Rudi Getrouw volgde de lerarenopleiding aan de Academie voor Beeldende Kunsten in Den Haag (1949-1952), behaalde zijn MO-A-akte in 1956 en vervolgde een MO-B-opleiding aan de Normaalschool voor Tekenleraren in Amsterdam in vrije grafiek, van 1957-1959. Getrouw was dertig jaar werkzaam in het onderwijs.
Dat Getrouw een bewonderaar is van het impressionisme laat zich aan zijn werk duidelijk aflezen. Hij zet zijn objecten (houten stadshuizen, boten, vrouwelijke naakten, stillevens) bijna tastend op het doek of het papier. Het afgebeelde blijft altijd figuratief herkenbaar.
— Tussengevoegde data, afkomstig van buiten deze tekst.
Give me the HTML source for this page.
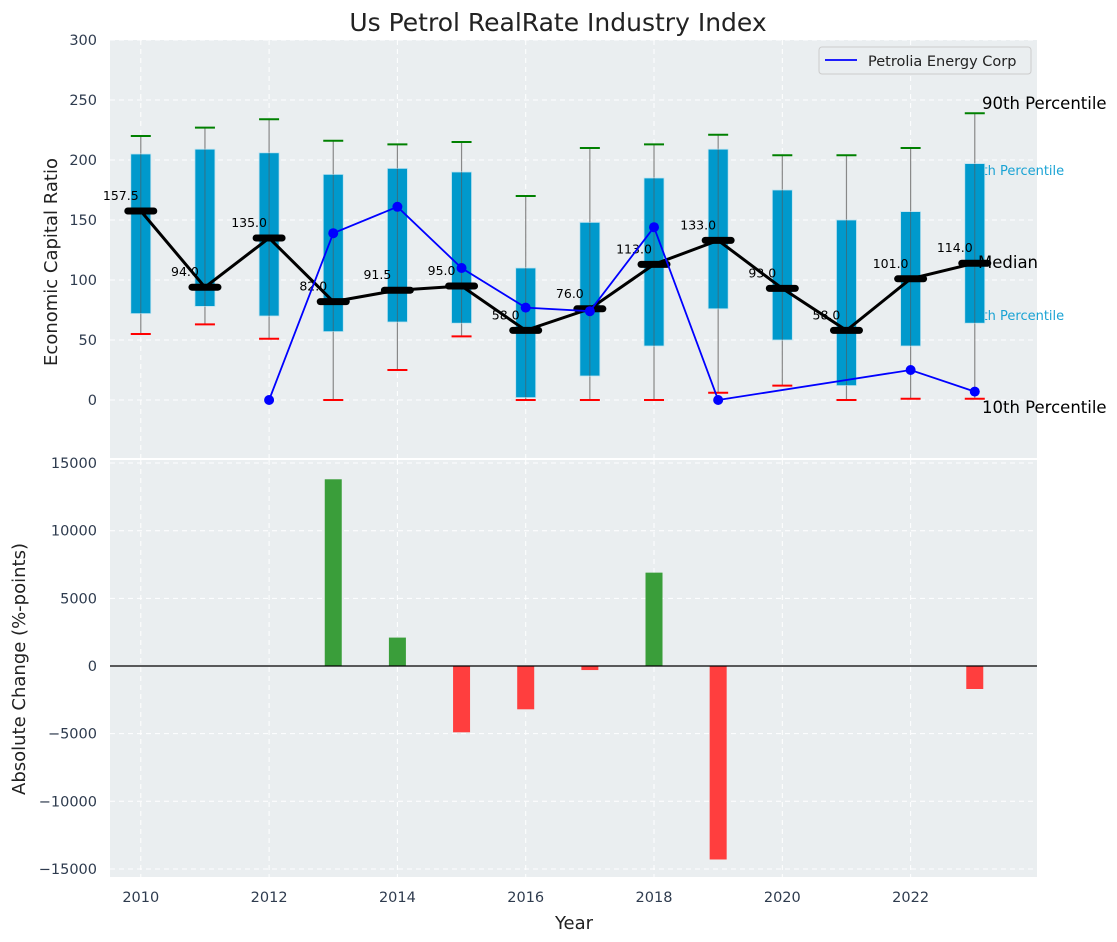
<!DOCTYPE html>
<html><head><meta charset="utf-8"><style>
body{margin:0;background:#fff;}
svg{display:block;font-family:"DejaVu Sans","Liberation Sans",sans-serif;}
</style></head><body>
<svg id="c" width="1117" height="942" viewBox="0 0 1117 942"></svg>
<script>
const years=[2010,2011,2012,2013,2014,2015,2016,2017,2018,2019,2020,2021,2022,2023];
const q1=[72,78,70,57,65,64,2,20,45,76,50,12,45,64];
const q3=[205,209,206,188,193,190,110,148,185,209,175,150,157,197];
const p10=[55,63,51,0,25,53,0,0,0,6,12,0,1,1];
const p90=[220,227,234,216,213,215,170,210,213,221,204,204,210,239];
const medians=[157.5,94,135,82,91.5,95,58,76,113,133,93,58,101,114];
const compYears=[2012,2013,2014,2015,2016,2017,2018,2019,2022,2023];
const compVals=[0,139,161,110,77,74,144,0,25,7];
const barYears=[2013,2014,2015,2016,2017,2018,2019,2023];
const barVals=[13800,2100,-4900,-3200,-300,6900,-14300,-1700];
const topTicks=[0,50,100,150,200,250,300];
const botTicks=[-15000,-10000,-5000,0,5000,10000,15000];
const xTicks=[2010,2012,2014,2016,2018,2020,2022];

const NS="http://www.w3.org/2000/svg";
const svg=document.getElementById('c');
function mk(tag,attrs,parent,text){const e=document.createElementNS(NS,tag);for(const k in attrs)e.setAttribute(k,attrs[k]);if(text!==undefined)e.textContent=text;(parent||svg).appendChild(e);return e;}
const L=110,R=1037;
const x=v=>L+(v-2009.52)*(R-L)/(2023.97-2009.52);
const yT=v=>400-v*1.2;
const yB=v=>666-v*0.01353;

let e;
e=mk('rect',{x:L,y:40,width:R-L,height:418,fill:'#eaeef0'});


e=mk('rect',{x:L,y:460,width:R-L,height:417,fill:'#eaeef0'});


xTicks.forEach(t=>{
 mk('line',{x1:x(t),x2:x(t),y1:40,y2:458,stroke:'#fff','stroke-dasharray':'5,4','stroke-width':1});
 mk('line',{x1:x(t),x2:x(t),y1:460,y2:877,stroke:'#fff','stroke-dasharray':'5,4','stroke-width':1});
});
topTicks.forEach(t=>{
 mk('line',{x1:L,x2:R,y1:yT(t),y2:yT(t),stroke:'#fff','stroke-dasharray':'5,4'});
 e=mk('text',{x:L-13,y:yT(t)+5,'text-anchor':'end','font-size':14.5,fill:'#2e3b4e'},svg,String(t));
 
 
});
botTicks.forEach(t=>{
 mk('line',{x1:L,x2:R,y1:yB(t),y2:yB(t),stroke:'#fff','stroke-dasharray':'5,4'});
 e=mk('text',{x:L-13,y:yB(t)+5,'text-anchor':'end','font-size':14.5,fill:'#2e3b4e'},svg,t<0?'\u2212'+(-t):String(t));
 
 
});
xTicks.forEach(t=>{
 e=mk('text',{x:x(t),y:902,'text-anchor':'middle','font-size':14.5,fill:'#2e3b4e'},svg,String(t));
 
 
});
e=mk('text',{x:966,y:175,'font-size':13,fill:'#1aa3d4'},svg,'75th Percentile');


e=mk('text',{x:966,y:320,'font-size':13,fill:'#1aa3d4'},svg,'25th Percentile');


years.forEach((yr,i)=>{
 const cx=x(yr);
 e=mk('line',{x1:cx,x2:cx,y1:yT(p90[i]),y2:yT(p10[i]),stroke:'#888','stroke-width':1.2});
 
 
 e=mk('rect',{x:cx-10,y:yT(q3[i]),width:20,height:yT(q1[i])-yT(q3[i]),fill:'#0099cc',stroke:'#bfe3f0','stroke-width':0.8});
 
 
 mk('line',{x1:cx,x2:cx,y1:yT(q3[i]),y2:yT(q1[i]),stroke:'#555','stroke-width':1,opacity:0.6});
 e=mk('line',{x1:cx-10,x2:cx+10,y1:yT(p90[i]),y2:yT(p90[i]),stroke:'green','stroke-width':2});
 
 
 e=mk('line',{x1:cx-10,x2:cx+10,y1:yT(p10[i]),y2:yT(p10[i]),stroke:'red','stroke-width':2});
 
 
});
e=mk('polyline',{points:years.map((yr,i)=>x(yr)+','+yT(medians[i])).join(' '),fill:'none',stroke:'#000','stroke-width':3});


years.forEach((yr,i)=>{
 e=mk('line',{x1:x(yr)-13,x2:x(yr)+13,y1:yT(medians[i]),y2:yT(medians[i]),stroke:'#000','stroke-width':7,'stroke-linecap':'round'});
 
 
 e=mk('text',{x:x(yr)-20,y:yT(medians[i])-11,'text-anchor':'middle','font-size':12.5,fill:'#000'},svg,medians[i].toFixed(1));
 
 
});
e=mk('polyline',{points:compYears.map((yr,i)=>x(yr)+','+yT(compVals[i])).join(' '),fill:'none',stroke:'blue','stroke-width':1.8});


compYears.forEach((yr,i)=>{
 e=mk('circle',{cx:x(yr),cy:yT(compVals[i]),r:5,fill:'blue'});
 
 
});
[['90th Percentile',109,'p90-annotation'],['Median',268,'median-annotation'],['10th Percentile',413,'p10-annotation']].forEach(a=>{
 e=mk('text',{x:a[0]==='Median'?978:982,y:a[1],'font-size':16.5,fill:'#000'},svg,a[0]);
 
 
});
e=mk('g',{});


mk('rect',{x:819,y:47,width:212,height:27,rx:3,fill:'#eaeef0',stroke:'#ccc'},e);
mk('line',{x1:825,x2:857,y1:60,y2:60,stroke:'blue','stroke-width':1.8},e);
mk('text',{x:868,y:66,'font-size':14.5,fill:'#222'},e,'Petrolia Energy Corp');
barYears.forEach((yr,i)=>{
 const v=barVals[i];
 e=mk('rect',{x:x(yr)-8.5,y:Math.min(yB(v),yB(0)),width:17,height:Math.abs(yB(v)-yB(0)),fill:v>=0?'#3a9e3a':'#ff3e3e'});
 
 
});
mk('line',{x1:L,x2:R,y1:yB(0),y2:yB(0),stroke:'#000','stroke-width':1.2});
e=mk('text',{x:558,y:31,'text-anchor':'middle','font-size':25,fill:'#222'},svg,'Us Petrol RealRate Industry Index');


e=mk('text',{x:57,y:262,'text-anchor':'middle','font-size':18,fill:'#222',transform:'rotate(-90 57 262)'},svg,'Economic Capital Ratio');


e=mk('text',{x:25,y:669,'text-anchor':'middle','font-size':18,fill:'#222',transform:'rotate(-90 25 669)'},svg,'Absolute Change (%-points)');


e=mk('text',{x:574,y:929,'text-anchor':'middle','font-size':18,fill:'#222'},svg,'Year');


</script>
</body></html>
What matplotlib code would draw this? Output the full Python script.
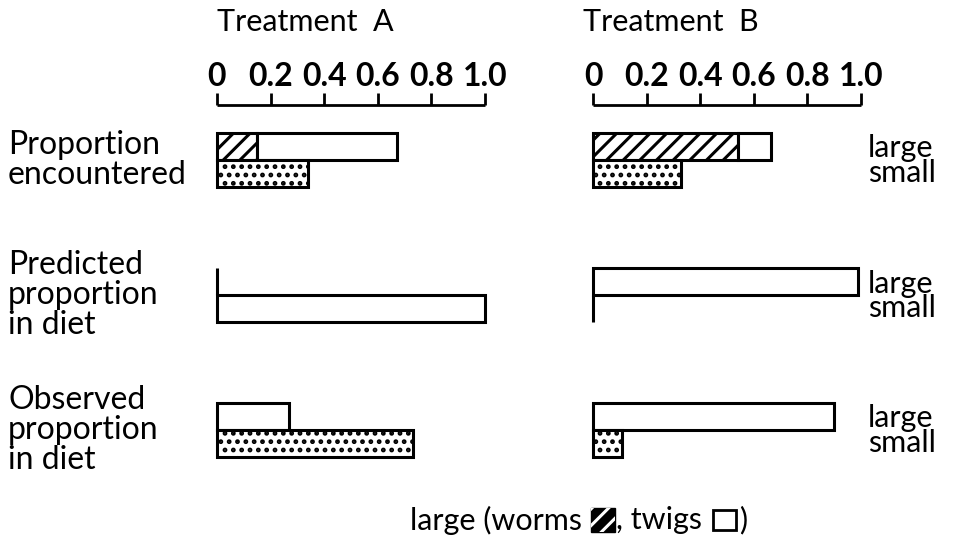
import matplotlib
matplotlib.use("Agg")
import matplotlib.pyplot as plt
from matplotlib import transforms
from matplotlib.offsetbox import TextArea, DrawingArea, HPacker, AnchoredOffsetbox
from matplotlib.patches import Rectangle

# ---- data ----
treatments = ["Treatment  A", "Treatment  B"]
row_labels = ["Proportion\nencountered", "Predicted\nproportion\nin diet", "Observed\nproportion\nin diet"]
size_labels = "large\nsmall"
x_ticks = [0, 0.2, 0.4, 0.6, 0.8, 1.0]
x_tick_labels = ["0", "0.2", "0.4", "0.6", "0.8", "1.0"]

# per treatment (A, B)
enc_large_worms = [0.15, 0.54]
enc_large_twigs = [0.52, 0.125]
enc_small = [0.34, 0.33]
pred_large = [0.0, 0.99]
pred_small = [1.0, 0.0]
obs_large = [0.27, 0.90]
obs_small = [0.73, 0.11]

legend_parts = ["large (worms ", ", twigs ", ")"]

# ---- style ----
plt.rcParams["font.family"] = ["Lato", "DejaVu Sans"]
plt.rcParams["hatch.linewidth"] = 2.2
FS = 22
W, H = 963, 548
fig = plt.figure(figsize=(W / 100, H / 100), dpi=100)


def px_to_fig(x0, x1, ytop, ybot):
    return [x0 / W, 1 - ybot / H, (x1 - x0) / W, (ybot - ytop) / H]


y_top_px, y_bot_px = 105, 470
row_px0, row_step = 160, 135
ylim = ((y_bot_px - row_px0) / row_step, (y_top_px - row_px0) / row_step)
bh = 27 / row_step

axes = [fig.add_axes(px_to_fig(217, 485, y_top_px, y_bot_px)),
        fig.add_axes(px_to_fig(593, 861, y_top_px, y_bot_px))]

lw = 2.2
for i, ax in enumerate(axes):
    common = dict(height=bh, edgecolor="black", linewidth=lw, clip_on=False, color="white")
    # row 0: encountered
    ax.barh(0 - bh / 2, enc_large_worms[i], hatch="//", **common)
    ax.barh(0 - bh / 2, enc_large_twigs[i], left=enc_large_worms[i], **common)
    ax.barh(0 + bh / 2, enc_small[i], hatch="..", **common)
    # row 1: predicted
    ax.barh(1 - bh / 2, pred_large[i], **common)
    ax.barh(1 + bh / 2, pred_small[i], **common)
    # row 2: observed
    ax.barh(2 - bh / 2, obs_large[i], **common)
    ax.barh(2 + bh / 2, obs_small[i], hatch="..", **common)

    ax.set_xlim(0, 1)
    ax.set_ylim(*ylim)
    for s in ["left", "right", "bottom"]:
        ax.spines[s].set_visible(False)
    ax.spines["top"].set_linewidth(2.0)
    ax.spines["top"].set_capstyle("butt")
    ax.xaxis.tick_top()
    ax.set_xticks(x_ticks)
    ax.set_xticklabels(x_tick_labels, fontsize=FS + 1, fontweight="bold")
    ax.tick_params(axis="x", direction="out", length=9, width=2.0, pad=1)
    ax.set_yticks([])
    ax.patch.set_alpha(0)

# titles
title_x = [217, 583]
for i in range(2):
    fig.text(title_x[i] / W, 1 - 22 / H, treatments[i], fontsize=FS, ha="left", va="center")

# left row labels
trL = transforms.blended_transform_factory(fig.transFigure, axes[0].transData)
for r, lab in enumerate(row_labels):
    axes[0].text(8 / W, r, lab, transform=trL, fontsize=FS + 1, ha="left", va="center",
                 linespacing=1.0)

# right size labels
axes[1].yaxis.tick_right()
axes[1].set_yticks([0, 1, 2])
axes[1].set_yticklabels([size_labels] * 3, fontsize=FS, linespacing=0.85)
axes[1].tick_params(axis="y", length=0, pad=5)
for lab in axes[1].get_yticklabels():
    lab.set_ha("left")

# bottom legend: text with hatched and open swatches
sw = 17
da_worm = DrawingArea(sw, sw, 0, 0)
da_worm.add_artist(Rectangle((0, 0), sw, sw, facecolor="black", edgecolor="black", linewidth=1))
da_worm.add_artist(Rectangle((0, 0), sw, sw, facecolor="none", edgecolor="white", linewidth=0,
                             hatch="//"))
da_twig = DrawingArea(sw + 2, sw, 0, 0)
da_twig.add_artist(Rectangle((1, 1), sw, sw - 2, facecolor="white", edgecolor="black", linewidth=2))
tp = dict(fontsize=FS)
box = HPacker(children=[TextArea(legend_parts[0], textprops=tp), da_worm,
                        TextArea(legend_parts[1], textprops=tp), da_twig,
                        TextArea(legend_parts[2], textprops=tp)],
              align="center", pad=0, sep=1)
anch = AnchoredOffsetbox(loc="center left", child=box, pad=0, borderpad=0, frameon=False,
                         bbox_to_anchor=(410 / W, 1 - 520 / H), bbox_transform=fig.transFigure)
fig.add_artist(anch)

fig.savefig("out.png", dpi=100, facecolor="white")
Van zijn werk straalt een groot vakmanschap uit; het vormexperiment dat zijn generatiegenoot De Vries opzocht, meed Getrouw. Perspectief en lichaamsverhoudingen tonen een klassieke scholing. Getrouw werkte zowel in olieverf, pastel, met etstechniek alsook veelvuldig in aquarel.
Hij benadrukte al in een vroeg stadium – toen dat nog niet zo evident was in zijn geboorteland – dat Surinaamse kunstenaars moeten kiezen voor een bezielde verbeelding van de eigen werkelijkheid.
Het werk van Rudi Getrouw bevindt zich in tal van collecties in Europa en de Amerika’s. Bij zijn 60e verjaardag in 1988 kreeg hij een solo-expositie in de Latin American gallery van de Museum of Modern Art in New York.